Metal işçileri mevcut sendikal anlayışın en ileri temsilcilerinden dahi duymaya alışık olduğumuz “işçiye güvenmeme” argümanını da bir kenara atmıştır. Bu işçileri bir sendika bürokrasisinden alıp öteki sendika bürokrasisinin çarklarında ezilmeye bırakmak; esasta işçiyi silahsız bırakmak demek olan budur. Öte yandan fiili grev yapabilen metal işçilerine, yasaklanan grevine boyun eğen bir sendikayı önerebilmek de çok anlamlı bir şey olmasa gerek.

Ya da soruyu tersinden soralım: MESS’in yakındığı bu fiili grevi işçiler Birleşik Metal-İş çatısı altında ya da onun yönlendirmesiyle yapabilirler miydi? İşçiler başta Birleşik Metal-İş’in “sendikal disiplinsizlikle” suçlayacağı bu fiili-meşru mücadele yolunu izliyorlar. Sınıf devrimcilerinin işçilere Birleşik Metal-İş’i doğrudan önermemesini eleştiren bu kesimler samimi iseler önce şunu yanıtlamalıdırlar: Şu an metal işçilerinde selamladığınız fiili-meşru yoldan gidilerek hak aranıyorsa siz tam olarak neyi savunuyorsunuz?

Sınıf devrimcileri metal işçilerine yönelik çalışmalarında her zaman, işçi sınıfının taban inisiyatifine dayalı örgütlülüğünün önemini ve fiili-meşru mücadeleyi vurgulamaktadır. Bundan dolayı gelinen yerde Greif Direnişi’nde de görüldüğü gibi en ilericisinden en gericisine kadar sendikaların artık işçi sınıfı mücadelesini ileriye taşıyamadığı görülmektedir. Bu durumda tarih sınıfın önüne yeni bir seçenek sunmaktadır: Ya ‘eski’ ile yola devam edilecek ya da engel aşılmak zorundadır! Bunu Bursalı metal işçisine sınıf devrimcileri “dikte” etmiyor. Sınıf mücadelesin seyri, yaşamın diyalektiği sorunu böyle koyuyor. Sınıf devrimcileri bunu görüyor ve destekliyor, söz-yetki-kararın işçilerde olduğu, taban örgütlülüğüne dayalı yeni bir hareketin sendikal alanda da ileri bir mevziye evirilebilmesi için çaba harcıyor.

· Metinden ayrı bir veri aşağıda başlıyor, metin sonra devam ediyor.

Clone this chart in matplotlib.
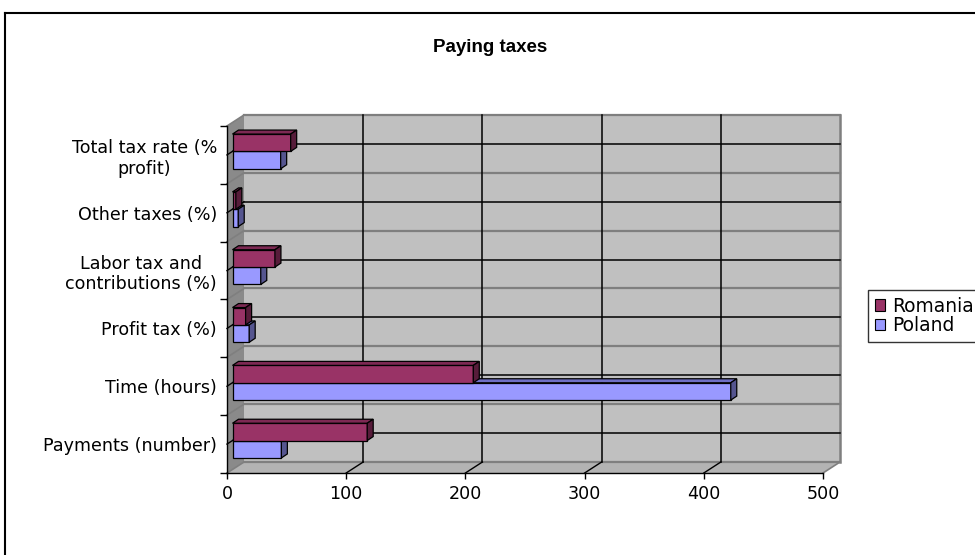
import matplotlib
matplotlib.use('Agg')
import matplotlib.pyplot as plt
from matplotlib.patches import Polygon, Rectangle
from matplotlib.transforms import IdentityTransform
from matplotlib.lines import Line2D

# ---- data ----
categories = ['Payments (number)', 'Time (hours)', 'Profit tax (%)',
              'Labor tax and\ncontributions (%)', 'Other taxes (%)',
              'Total tax rate (%\nprofit)']
romania = [113, 202, 11.0, 35.6, 2.8, 48.8]
poland = [41, 418, 14.0, 23.7, 4.8, 40.4]
series_names = ['Romania', 'Poland']
x_ticks = [0, 100, 200, 300, 400, 500]
title = 'Paying taxes'

# ---- style ----
W, H, DPI = 975, 555, 100
FONT = ['DejaVu Sans']
FS = 12.6
ROM_COLS = ('#993366', '#7d2953', '#571c3a')   # front, top, side
POL_COLS = ('#9999ff', '#6f6fc4', '#55558f')
WALL = '#c0c0c0'
SIDEWALL = '#8a8a8a'
FLOOR = '#b3b3b3'
EDGEGRAY = '#7f7f7f'
DEPTH = (17, 11)        # wall depth in px (display)
BAR_OFF = (5.5, 3.5)    # bar front plane offset
BAR_D = (6, 4)          # bar depth
BAR_H = 0.3

fig = plt.figure(figsize=(W / DPI, H / DPI), dpi=DPI)
ax = fig.add_axes([227 / W, (H - 473) / H, (823 - 227) / W, (473 - 126) / H])
n = len(categories)
xmin, xmax = x_ticks[0], x_ticks[-1]
ax.set_xlim(xmin, xmax)
ax.set_ylim(-0.5, n - 0.5)
ax.patch.set_visible(False)


def disp(x, y, off=(0, 0)):
    px, py = ax.transData.transform((x, y))
    return (px + off[0], py + off[1])


def poly(pts, z, **kw):
    p = Polygon(pts, closed=True, transform=IdentityTransform(), clip_on=False,
                zorder=z, **kw)
    ax.add_artist(p)


def line(p0, p1, z, **kw):
    l = Line2D([p0[0], p1[0]], [p0[1], p1[1]], transform=IdentityTransform(),
               clip_on=False, zorder=z, **kw)
    ax.add_artist(l)


ylo, yhi = -0.5, n - 0.5
# back wall
poly([disp(xmin, ylo, DEPTH), disp(xmax, ylo, DEPTH), disp(xmax, yhi, DEPTH),
      disp(xmin, yhi, DEPTH)], 0.1, facecolor=WALL, edgecolor='none')
# floor
poly([disp(xmin, ylo), disp(xmax, ylo), disp(xmax, ylo, DEPTH),
      disp(xmin, ylo, DEPTH)], 0.1, facecolor=FLOOR, edgecolor='none')
# side wall
poly([disp(xmin, ylo), disp(xmin, ylo, DEPTH), disp(xmin, yhi, DEPTH),
      disp(xmin, yhi)], 0.1, facecolor=SIDEWALL, edgecolor='none')

# horizontal lines on back wall and side wall
for i in range(n + 1):
    yb = i - 0.5
    line(disp(xmin, yb, DEPTH), disp(xmax, yb, DEPTH), 0.3, color=EDGEGRAY, lw=1.6)
    line(disp(xmin, yb), disp(xmin, yb, DEPTH), 0.3, color=EDGEGRAY, lw=1.2)
for i in range(n):
    line(disp(xmin, i, DEPTH), disp(xmax, i, DEPTH), 0.35, color='black', lw=1.1)
    line(disp(xmin, i), disp(xmin, i, DEPTH), 0.35, color='black', lw=1.0)
# vertical gridlines on back wall + floor
for v in x_ticks[1:-1]:
    line(disp(v, ylo, DEPTH), disp(v, yhi, DEPTH), 0.35, color='black', lw=1.1)
    line(disp(v, ylo), disp(v, ylo, DEPTH), 0.35, color='black', lw=1.0)
line(disp(xmax, ylo, DEPTH), disp(xmax, yhi, DEPTH), 0.3, color=EDGEGRAY, lw=1.8)
line(disp(xmax, ylo), disp(xmax, ylo, DEPTH), 0.3, color=EDGEGRAY, lw=1.2)


def bar3d(val, ycen, cols, z):
    y0, y1 = ycen - BAR_H / 2, ycen + BAR_H / 2
    fo = BAR_OFF
    bo = (BAR_OFF[0] + BAR_D[0], BAR_OFF[1] + BAR_D[1])
    kw = dict(edgecolor='black', linewidth=0.9, joinstyle='miter')
    poly([disp(0, y0, fo), disp(val, y0, fo), disp(val, y1, fo), disp(0, y1, fo)],
         z, facecolor=cols[0], **kw)
    poly([disp(0, y1, fo), disp(val, y1, fo), disp(val, y1, bo), disp(0, y1, bo)],
         z, facecolor=cols[1], **kw)
    poly([disp(val, y0, fo), disp(val, y0, bo), disp(val, y1, bo), disp(val, y1, fo)],
         z, facecolor=cols[2], **kw)


z = 1.0
for i in range(n):
    bar3d(poland[i], i - BAR_H / 2, POL_COLS, z); z += 0.01
    bar3d(romania[i], i + BAR_H / 2, ROM_COLS, z); z += 0.01

# axes / ticks
for s in ['top', 'right']:
    ax.spines[s].set_visible(False)
for s in ['left', 'bottom']:
    ax.spines[s].set_color('black')
    ax.spines[s].set_linewidth(1.0)
    ax.spines[s].set_zorder(5)
ax.set_xticks(x_ticks)
ax.set_xticklabels([str(t) for t in x_ticks], fontsize=FS, family=FONT)
ax.tick_params(axis='x', length=4.3, width=1.0, pad=4, color='black')
ax.set_yticks(range(n))
ax.set_yticklabels(categories, fontsize=FS, family=FONT)
ax.set_yticks([i - 0.5 for i in range(n + 1)], minor=True)
ax.tick_params(axis='y', which='major', length=0, pad=7.2)
ax.tick_params(axis='y', which='minor', length=5.0, width=1.0, color='black')
for lbl in ax.get_yticklabels():
    lbl.set_multialignment('center')

# title
fig.text(490 / W, 1 - 47 / H, title, ha='center', va='center',
         fontsize=13.5, fontweight='bold', family=['Liberation Sans', 'DejaVu Sans'])

# legend
handles = [Rectangle((0, 0), 1, 1, facecolor=ROM_COLS[0], edgecolor='black', lw=0.8),
           Rectangle((0, 0), 1, 1, facecolor=POL_COLS[0], edgecolor='black', lw=0.8)]
leg = fig.legend(handles, series_names, loc='upper left',
                 bbox_to_anchor=(868 / W, 1 - 290 / H), borderaxespad=0,
                 frameon=True, fancybox=False, edgecolor='black',
                 prop={'family': FONT, 'size': 13.4}, handlelength=0.55,
                 handleheight=0.55, handletextpad=0.4, labelspacing=0.05,
                 borderpad=0.35)
leg.get_frame().set_linewidth(1.0)

# outer chart frame (top and left visible)
fig.add_artist(Line2D([5 / W, 1.0], [1 - 13 / H, 1 - 13 / H], transform=fig.transFigure,
                      color='black', lw=1.5))
fig.add_artist(Line2D([5 / W, 5 / W], [1 - 13 / H, 0.0], transform=fig.transFigure,
                      color='black', lw=1.5))

fig.savefig('out.png', dpi=DPI)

Ancak her zaman önemle vurguladığımız gibi taban örgütlenmesine yaslanmadan, söz-yetki-karar ilkesi uygulanmadan hiçbir yenilik olamaz. Eğer bu gerçekleşirse toplamda sınıf hareketinde yeni bir sayfa açabilecek denli önemli bir gelişme olacaktır. Sınıf devrimcilerinin bu müdahalesini anlamayanlar, hareketin geleceğini ilgilendiren bu ‘yeni’yi göremeyenler ‘eski’ye sarılmakta, gelişen hareketliliğin potansiyelini doğru değerlendirememektedir. Yeni olan bir isim değişikliği, bir kurum değişikliği değildir, bir sınıf bakışıdır. Bağımsız sınıf çıkarlarının savunulması anlamında bir yeniliktir bu.

Metal direnişine destek ve dayanışma büyütülmelidir!

Bu açıdan metal işçilerinin üretimden gelen gücünü kullanarak açtıkları bu yol desteklenmelidir. Metal işçileri belki de ülke sınıf hareketinin seyrini etkileyebilecek tarihsel günlere imza atıyorlar. Mevcut durumda metal işçilerine hakim sınıf bilincinin sınırlılığı, kendilerini bekleyen sermaye ve devlet baskıları düşünüldüğünde metal işçilerine desteğin önemi ortadadır. Kazananın tüm işçi sınıfının olacağı bu direniş büyütülmeli ve önünün açılması için gereken yapılmalıdır. Böyle düşünmeyenlerin ise gölge etmemeleri yeterlidir.